BEGIN MATERIAL
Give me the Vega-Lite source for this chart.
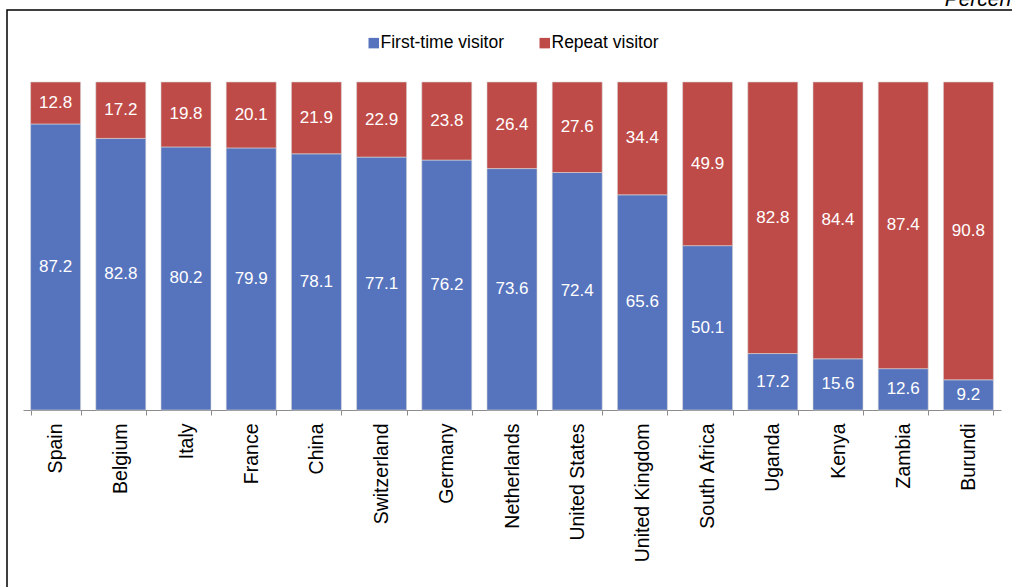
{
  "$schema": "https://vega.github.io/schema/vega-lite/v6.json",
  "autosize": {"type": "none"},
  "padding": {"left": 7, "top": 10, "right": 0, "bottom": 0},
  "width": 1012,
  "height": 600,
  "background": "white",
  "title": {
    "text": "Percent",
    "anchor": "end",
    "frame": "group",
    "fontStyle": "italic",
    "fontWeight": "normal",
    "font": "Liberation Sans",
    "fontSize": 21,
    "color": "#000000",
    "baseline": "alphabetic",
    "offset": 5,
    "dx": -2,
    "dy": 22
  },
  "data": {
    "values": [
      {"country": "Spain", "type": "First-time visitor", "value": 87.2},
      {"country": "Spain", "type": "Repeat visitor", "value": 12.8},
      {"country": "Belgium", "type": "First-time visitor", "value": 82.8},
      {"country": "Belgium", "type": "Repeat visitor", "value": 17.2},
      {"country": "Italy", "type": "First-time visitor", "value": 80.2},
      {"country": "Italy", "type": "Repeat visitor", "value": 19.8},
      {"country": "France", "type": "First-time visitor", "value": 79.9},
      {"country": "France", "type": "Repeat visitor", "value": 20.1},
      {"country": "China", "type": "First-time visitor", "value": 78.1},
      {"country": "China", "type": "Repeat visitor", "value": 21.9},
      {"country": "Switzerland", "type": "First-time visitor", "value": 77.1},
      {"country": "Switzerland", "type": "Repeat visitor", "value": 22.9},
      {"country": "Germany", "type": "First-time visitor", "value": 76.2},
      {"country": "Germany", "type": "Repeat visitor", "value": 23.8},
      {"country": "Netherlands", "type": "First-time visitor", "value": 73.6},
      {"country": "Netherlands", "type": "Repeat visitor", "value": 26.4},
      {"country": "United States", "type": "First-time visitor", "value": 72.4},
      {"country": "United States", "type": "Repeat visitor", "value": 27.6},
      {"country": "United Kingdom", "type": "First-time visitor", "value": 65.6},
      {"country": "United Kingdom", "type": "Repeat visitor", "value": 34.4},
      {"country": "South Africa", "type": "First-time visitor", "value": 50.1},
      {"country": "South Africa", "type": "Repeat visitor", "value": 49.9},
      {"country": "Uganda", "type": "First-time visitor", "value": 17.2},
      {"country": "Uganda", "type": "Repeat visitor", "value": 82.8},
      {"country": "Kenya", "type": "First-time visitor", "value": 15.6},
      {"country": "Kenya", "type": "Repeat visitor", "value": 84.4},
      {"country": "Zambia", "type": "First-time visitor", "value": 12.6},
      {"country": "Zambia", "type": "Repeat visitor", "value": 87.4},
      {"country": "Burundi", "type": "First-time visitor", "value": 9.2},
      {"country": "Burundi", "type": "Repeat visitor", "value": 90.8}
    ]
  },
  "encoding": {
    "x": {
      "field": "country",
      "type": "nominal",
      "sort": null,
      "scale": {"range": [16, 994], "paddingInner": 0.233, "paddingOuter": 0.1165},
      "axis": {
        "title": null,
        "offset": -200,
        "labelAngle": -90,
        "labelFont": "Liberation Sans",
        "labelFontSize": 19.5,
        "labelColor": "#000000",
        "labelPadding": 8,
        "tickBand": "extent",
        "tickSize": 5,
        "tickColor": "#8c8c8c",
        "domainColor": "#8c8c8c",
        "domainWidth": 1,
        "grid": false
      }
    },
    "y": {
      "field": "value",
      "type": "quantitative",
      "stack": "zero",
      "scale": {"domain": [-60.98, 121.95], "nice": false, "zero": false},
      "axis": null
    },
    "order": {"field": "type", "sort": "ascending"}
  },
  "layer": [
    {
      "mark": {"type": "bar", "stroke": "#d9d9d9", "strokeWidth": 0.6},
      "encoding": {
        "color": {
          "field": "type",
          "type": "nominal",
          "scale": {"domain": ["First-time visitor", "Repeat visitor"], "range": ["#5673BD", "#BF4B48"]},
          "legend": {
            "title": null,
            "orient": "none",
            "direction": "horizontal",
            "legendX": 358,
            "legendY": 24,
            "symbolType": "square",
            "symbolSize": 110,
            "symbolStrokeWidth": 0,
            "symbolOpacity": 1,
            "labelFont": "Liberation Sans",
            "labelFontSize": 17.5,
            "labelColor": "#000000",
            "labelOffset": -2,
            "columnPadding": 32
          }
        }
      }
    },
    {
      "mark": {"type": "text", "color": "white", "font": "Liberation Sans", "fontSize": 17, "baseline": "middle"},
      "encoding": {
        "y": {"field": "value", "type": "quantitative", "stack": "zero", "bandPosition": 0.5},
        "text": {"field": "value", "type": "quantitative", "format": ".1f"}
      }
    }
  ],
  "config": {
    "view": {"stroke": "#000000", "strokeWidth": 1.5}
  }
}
END MATERIAL
◆ EXERCISE AIM
Every line above should be returned exactly; the pictures stay out.

◆ RESULT FOR THIS TASK
Give me the Vega-Lite source for this chart.
{
  "$schema": "https://vega.github.io/schema/vega-lite/v6.json",
  "autosize": {"type": "none"},
  "padding": {"left": 7, "top": 10, "right": 0, "bottom": 0},
  "width": 1012,
  "height": 600,
  "background": "white",
  "title": {
    "text": "Percent",
    "anchor": "end",
    "frame": "group",
    "fontStyle": "italic",
    "fontWeight": "normal",
    "font": "Liberation Sans",
    "fontSize": 21,
    "color": "#000000",
    "baseline": "alphabetic",
    "offset": 5,
    "dx": -2,
    "dy": 22
  },
  "data": {
    "values": [
      {"country": "Spain", "type": "First-time visitor", "value": 87.2},
      {"country": "Spain", "type": "Repeat visitor", "value": 12.8},
      {"country": "Belgium", "type": "First-time visitor", "value": 82.8},
      {"country": "Belgium", "type": "Repeat visitor", "value": 17.2},
      {"country": "Italy", "type": "First-time visitor", "value": 80.2},
      {"country": "Italy", "type": "Repeat visitor", "value": 19.8},
      {"country": "France", "type": "First-time visitor", "value": 79.9},
      {"country": "France", "type": "Repeat visitor", "value": 20.1},
      {"country": "China", "type": "First-time visitor", "value": 78.1},
      {"country": "China", "type": "Repeat visitor", "value": 21.9},
      {"country": "Switzerland", "type": "First-time visitor", "value": 77.1},
      {"country": "Switzerland", "type": "Repeat visitor", "value": 22.9},
      {"country": "Germany", "type": "First-time visitor", "value": 76.2},
      {"country": "Germany", "type": "Repeat visitor", "value": 23.8},
      {"country": "Netherlands", "type": "First-time visitor", "value": 73.6},
      {"country": "Netherlands", "type": "Repeat visitor", "value": 26.4},
      {"country": "United States", "type": "First-time visitor", "value": 72.4},
      {"country": "United States", "type": "Repeat visitor", "value": 27.6},
      {"country": "United Kingdom", "type": "First-time visitor", "value": 65.6},
      {"country": "United Kingdom", "type": "Repeat visitor", "value": 34.4},
      {"country": "South Africa", "type": "First-time visitor", "value": 50.1},
      {"country": "South Africa", "type": "Repeat visitor", "value": 49.9},
      {"country": "Uganda", "type": "First-time visitor", "value": 17.2},
      {"country": "Uganda", "type": "Repeat visitor", "value": 82.8},
      {"country": "Kenya", "type": "First-time visitor", "value": 15.6},
      {"country": "Kenya", "type": "Repeat visitor", "value": 84.4},
      {"country": "Zambia", "type": "First-time visitor", "value": 12.6},
      {"country": "Zambia", "type": "Repeat visitor", "value": 87.4},
      {"country": "Burundi", "type": "First-time visitor", "value": 9.2},
      {"country": "Burundi", "type": "Repeat visitor", "value": 90.8}
    ]
  },
  "encoding": {
    "x": {
      "field": "country",
      "type": "nominal",
      "sort": null,
      "scale": {"range": [16, 994], "paddingInner": 0.233, "paddingOuter": 0.1165},
      "axis": {
        "title": null,
        "offset": -200,
        "labelAngle": -90,
        "labelFont": "Liberation Sans",
        "labelFontSize": 19.5,
        "labelColor": "#000000",
        "labelPadding": 8,
        "tickBand": "extent",
        "tickSize": 5,
        "tickColor": "#8c8c8c",
        "domainColor": "#8c8c8c",
        "domainWidth": 1,
        "grid": false
      }
    },
    "y": {
      "field": "value",
      "type": "quantitative",
      "stack": "zero",
      "scale": {"domain": [-60.98, 121.95], "nice": false, "zero": false},
      "axis": null
    },
    "order": {"field": "type", "sort": "ascending"}
  },
  "layer": [
    {
      "mark": {"type": "bar", "stroke": "#d9d9d9", "strokeWidth": 0.6},
      "encoding": {
        "color": {
          "field": "type",
          "type": "nominal",
          "scale": {"domain": ["First-time visitor", "Repeat visitor"], "range": ["#5673BD", "#BF4B48"]},
          "legend": {
            "title": null,
            "orient": "none",
            "direction": "horizontal",
            "legendX": 358,
            "legendY": 24,
            "symbolType": "square",
            "symbolSize": 110,
            "symbolStrokeWidth": 0,
            "symbolOpacity": 1,
            "labelFont": "Liberation Sans",
            "labelFontSize": 17.5,
            "labelColor": "#000000",
            "labelOffset": -2,
            "columnPadding": 32
          }
        }
      }
    },
    {
      "mark": {"type": "text", "color": "white", "font": "Liberation Sans", "fontSize": 17, "baseline": "middle"},
      "encoding": {
        "y": {"field": "value", "type": "quantitative", "stack": "zero", "bandPosition": 0.5},
        "text": {"field": "value", "type": "quantitative", "format": ".1f"}
      }
    }
  ],
  "config": {
    "view": {"stroke": "#000000", "strokeWidth": 1.5}
  }
}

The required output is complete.